(Code that draws figures)
__________

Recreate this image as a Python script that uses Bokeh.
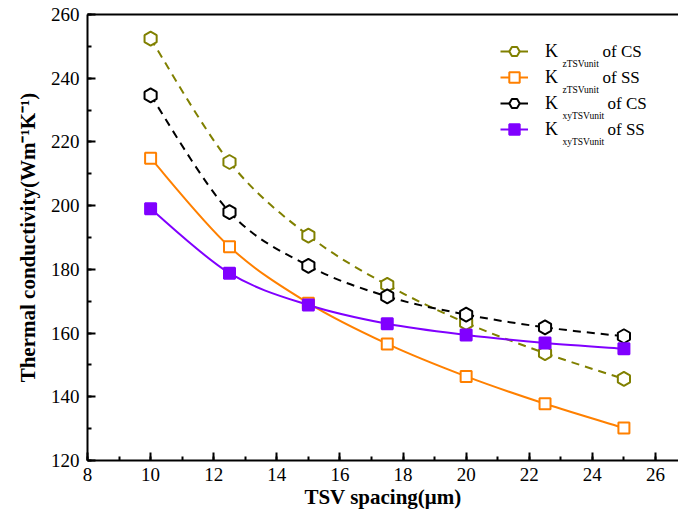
import math
import numpy as np
from bokeh.plotting import figure
from bokeh.models import (Range1d, SingleIntervalTicker, LinearAxis, FixedTicker,
                          Legend, LegendItem, Label, ColumnDataSource)
from bokeh.embed import file_html
from bokeh.resources import INLINE

# ---- data ----
spacing = [10, 12.5, 15, 17.5, 20, 22.5, 25]
kz_cs = [252.4, 213.7, 190.6, 175.1, 163.2, 153.7, 145.6]
kz_ss = [214.9, 187.1, 169.4, 156.6, 146.4, 137.8, 130.2]
kxy_cs = [234.6, 198.0, 181.1, 171.5, 165.8, 161.8, 159.0]
kxy_ss = [199.0, 178.8, 168.8, 162.9, 159.4, 156.9, 155.1]

legend_subs = ["zTSVunit", "zTSVunit", "xyTSVunit", "xyTSVunit"]
legend_tails = ["of CS", "of SS", "of CS", "of SS"]

FONT = "Liberation Serif"

p = figure(width=678, height=519, output_backend="svg", toolbar_location=None,
           x_range=Range1d(8, 26.73), y_range=Range1d(120, 260),
           min_border_left=87, min_border_top=14, min_border_right=0,
           min_border_bottom=59, x_axis_label="TSV spacing(\u03bcm)",
           y_axis_label="Thermal conductivity(Wm\u207b\u00b9K\u207b\u00b9)")
p.outline_line_color = None
p.xgrid.grid_line_color = None
p.ygrid.grid_line_color = None
p.background_fill_color = "white"
p.border_fill_color = "white"

p.xaxis.ticker = SingleIntervalTicker(interval=2, num_minor_ticks=2)
p.yaxis.ticker = SingleIntervalTicker(interval=20, num_minor_ticks=2)
for ax in (p.xaxis[0], p.yaxis[0]):
    ax.axis_line_width = 2
    ax.major_tick_line_width = 2
    ax.minor_tick_line_width = 2
    ax.major_tick_in = 8
    ax.major_tick_out = 0
    ax.minor_tick_in = 4
    ax.minor_tick_out = 0
    ax.major_label_text_font = FONT
    ax.major_label_text_font_size = "19px"
    ax.major_label_text_color = "black"
    ax.axis_label_text_font = FONT
    ax.axis_label_text_font_style = "bold"
    ax.axis_label_text_font_size = "21px"
    ax.axis_label_text_color = "black"
p.xaxis.major_label_standoff = 7
p.xaxis.axis_label_standoff = 1
p.yaxis.major_label_standoff = 8
p.yaxis.axis_label_standoff = 8

top = LinearAxis(ticker=FixedTicker(ticks=[]), axis_line_width=2,
                 major_tick_in=0, major_tick_out=0, minor_tick_in=0, minor_tick_out=0,
                 major_label_text_font_size="0px")
p.add_layout(top, "above")


def spline(xs, ys):
    x = np.asarray(xs, float)
    y = np.asarray(ys, float)
    xp = np.concatenate([[x[0]], x, [x[-1]]])
    yp = np.concatenate([[y[0]], y, [y[-1]]])
    n = len(x)
    i = np.arange(n - 1) + 1
    return dict(
        x0=xp[i], y0=yp[i], x1=xp[i + 1], y1=yp[i + 1],
        cx0=xp[i] + (xp[i + 1] - xp[i - 1]) / 6.0,
        cy0=yp[i] + (yp[i + 1] - yp[i - 1]) / 6.0,
        cx1=xp[i + 1] - (xp[i + 2] - xp[i]) / 6.0,
        cy1=yp[i + 1] - (yp[i + 2] - yp[i]) / 6.0,
    )


series = [
    (kz_cs, "#808000", "8 6", "hex", "white"),
    (kz_ss, "#FF8000", "solid", "square", "white"),
    (kxy_cs, "#000000", "8 6", "hex", "white"),
    (kxy_ss, "#8000FF", "solid", "square", "#8000FF"),
]

items = []
for vals, col, dash, mk, fill in series:
    src = ColumnDataSource(spline(spacing, vals))
    p.bezier(x0="x0", y0="y0", x1="x1", y1="y1", cx0="cx0", cy0="cy0",
             cx1="cx1", cy1="cy1", source=src, line_color=col, line_width=2,
             line_dash=dash)
    # legend sample line (hidden in the plot, drawn in the legend only)
    lr = p.line(spacing, vals, line_color=col, line_width=2, visible=False)
    ang = math.pi / 6 if mk == "hex" else 0
    sz = 14 if mk == "hex" else 11
    sc = p.scatter(spacing, vals, marker=mk, size=sz, angle=ang,
                   line_color=col, line_width=2, fill_color=fill)
    items.append((lr, sc))

leg = Legend(items=[LegendItem(label="K", renderers=[lr, sc]) for lr, sc in items],
             location=(413, 318), padding=0, margin=0, spacing=0,
             glyph_width=28, glyph_height=26, label_height=26, label_standoff=17,
             label_text_font=FONT, label_text_font_size="18px",
             label_text_color="black",
             border_line_color=None, background_fill_alpha=0)
p.add_layout(leg)

for k, (sub, tail) in enumerate(zip(legend_subs, legend_tails)):
    ybase = 397 - 26 * k
    ymid = 409 - 26 * k
    p.add_layout(Label(x=475, y=ybase, x_units="screen", y_units="screen",
                       text=sub, text_font=FONT, text_font_size="9.5px",
                       text_baseline="alphabetic", text_color="black"))
    p.add_layout(Label(x=515 + (5 if sub.startswith("xy") else 0), y=ymid,
                       x_units="screen", y_units="screen",
                       text=tail, text_font=FONT, text_font_size="17px",
                       text_baseline="middle", text_color="black"))

open("out.html", "w").write(file_html(p, INLINE))
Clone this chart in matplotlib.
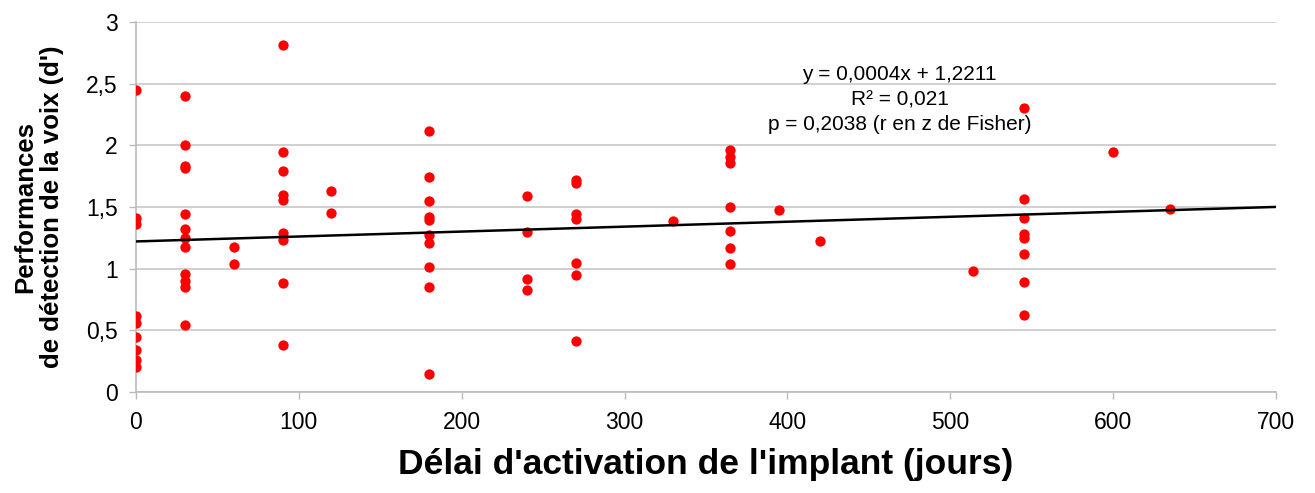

__________

• **EXERCISE BRIEF**:
Output the data above without changes, apart from leaving out the pictures.

• **WRITTEN ANSWER**:
Recreate this image as a Python script that uses Bokeh.
import math
import numpy as np
from bokeh.plotting import figure
from bokeh.models import (Range1d, SingleIntervalTicker, LinearAxis, FixedTicker,
                          Legend, LegendItem, Label, ColumnDataSource)
from bokeh.embed import file_html
from bokeh.resources import INLINE

# ---- data ----
spacing = [10, 12.5, 15, 17.5, 20, 22.5, 25]
kz_cs = [252.4, 213.7, 190.6, 175.1, 163.2, 153.7, 145.6]
kz_ss = [214.9, 187.1, 169.4, 156.6, 146.4, 137.8, 130.2]
kxy_cs = [234.6, 198.0, 181.1, 171.5, 165.8, 161.8, 159.0]
kxy_ss = [199.0, 178.8, 168.8, 162.9, 159.4, 156.9, 155.1]

legend_subs = ["zTSVunit", "zTSVunit", "xyTSVunit", "xyTSVunit"]
legend_tails = ["of CS", "of SS", "of CS", "of SS"]

FONT = "Liberation Serif"

p = figure(width=678, height=519, output_backend="svg", toolbar_location=None,
           x_range=Range1d(8, 26.73), y_range=Range1d(120, 260),
           min_border_left=87, min_border_top=14, min_border_right=0,
           min_border_bottom=59, x_axis_label="TSV spacing(\u03bcm)",
           y_axis_label="Thermal conductivity(Wm\u207b\u00b9K\u207b\u00b9)")
p.outline_line_color = None
p.xgrid.grid_line_color = None
p.ygrid.grid_line_color = None
p.background_fill_color = "white"
p.border_fill_color = "white"

p.xaxis.ticker = SingleIntervalTicker(interval=2, num_minor_ticks=2)
p.yaxis.ticker = SingleIntervalTicker(interval=20, num_minor_ticks=2)
for ax in (p.xaxis[0], p.yaxis[0]):
    ax.axis_line_width = 2
    ax.major_tick_line_width = 2
    ax.minor_tick_line_width = 2
    ax.major_tick_in = 8
    ax.major_tick_out = 0
    ax.minor_tick_in = 4
    ax.minor_tick_out = 0
    ax.major_label_text_font = FONT
    ax.major_label_text_font_size = "19px"
    ax.major_label_text_color = "black"
    ax.axis_label_text_font = FONT
    ax.axis_label_text_font_style = "bold"
    ax.axis_label_text_font_size = "21px"
    ax.axis_label_text_color = "black"
p.xaxis.major_label_standoff = 7
p.xaxis.axis_label_standoff = 1
p.yaxis.major_label_standoff = 8
p.yaxis.axis_label_standoff = 8

top = LinearAxis(ticker=FixedTicker(ticks=[]), axis_line_width=2,
                 major_tick_in=0, major_tick_out=0, minor_tick_in=0, minor_tick_out=0,
                 major_label_text_font_size="0px")
p.add_layout(top, "above")


def spline(xs, ys):
    x = np.asarray(xs, float)
    y = np.asarray(ys, float)
    xp = np.concatenate([[x[0]], x, [x[-1]]])
    yp = np.concatenate([[y[0]], y, [y[-1]]])
    n = len(x)
    i = np.arange(n - 1) + 1
    return dict(
        x0=xp[i], y0=yp[i], x1=xp[i + 1], y1=yp[i + 1],
        cx0=xp[i] + (xp[i + 1] - xp[i - 1]) / 6.0,
        cy0=yp[i] + (yp[i + 1] - yp[i - 1]) / 6.0,
        cx1=xp[i + 1] - (xp[i + 2] - xp[i]) / 6.0,
        cy1=yp[i + 1] - (yp[i + 2] - yp[i]) / 6.0,
    )


series = [
    (kz_cs, "#808000", "8 6", "hex", "white"),
    (kz_ss, "#FF8000", "solid", "square", "white"),
    (kxy_cs, "#000000", "8 6", "hex", "white"),
    (kxy_ss, "#8000FF", "solid", "square", "#8000FF"),
]

items = []
for vals, col, dash, mk, fill in series:
    src = ColumnDataSource(spline(spacing, vals))
    p.bezier(x0="x0", y0="y0", x1="x1", y1="y1", cx0="cx0", cy0="cy0",
             cx1="cx1", cy1="cy1", source=src, line_color=col, line_width=2,
             line_dash=dash)
    # legend sample line (hidden in the plot, drawn in the legend only)
    lr = p.line(spacing, vals, line_color=col, line_width=2, visible=False)
    ang = math.pi / 6 if mk == "hex" else 0
    sz = 14 if mk == "hex" else 11
    sc = p.scatter(spacing, vals, marker=mk, size=sz, angle=ang,
                   line_color=col, line_width=2, fill_color=fill)
    items.append((lr, sc))

leg = Legend(items=[LegendItem(label="K", renderers=[lr, sc]) for lr, sc in items],
             location=(413, 318), padding=0, margin=0, spacing=0,
             glyph_width=28, glyph_height=26, label_height=26, label_standoff=17,
             label_text_font=FONT, label_text_font_size="18px",
             label_text_color="black",
             border_line_color=None, background_fill_alpha=0)
p.add_layout(leg)

for k, (sub, tail) in enumerate(zip(legend_subs, legend_tails)):
    ybase = 397 - 26 * k
    ymid = 409 - 26 * k
    p.add_layout(Label(x=475, y=ybase, x_units="screen", y_units="screen",
                       text=sub, text_font=FONT, text_font_size="9.5px",
                       text_baseline="alphabetic", text_color="black"))
    p.add_layout(Label(x=515 + (5 if sub.startswith("xy") else 0), y=ymid,
                       x_units="screen", y_units="screen",
                       text=tail, text_font=FONT, text_font_size="17px",
                       text_baseline="middle", text_color="black"))

open("out.html", "w").write(file_html(p, INLINE))
Clone this chart in matplotlib.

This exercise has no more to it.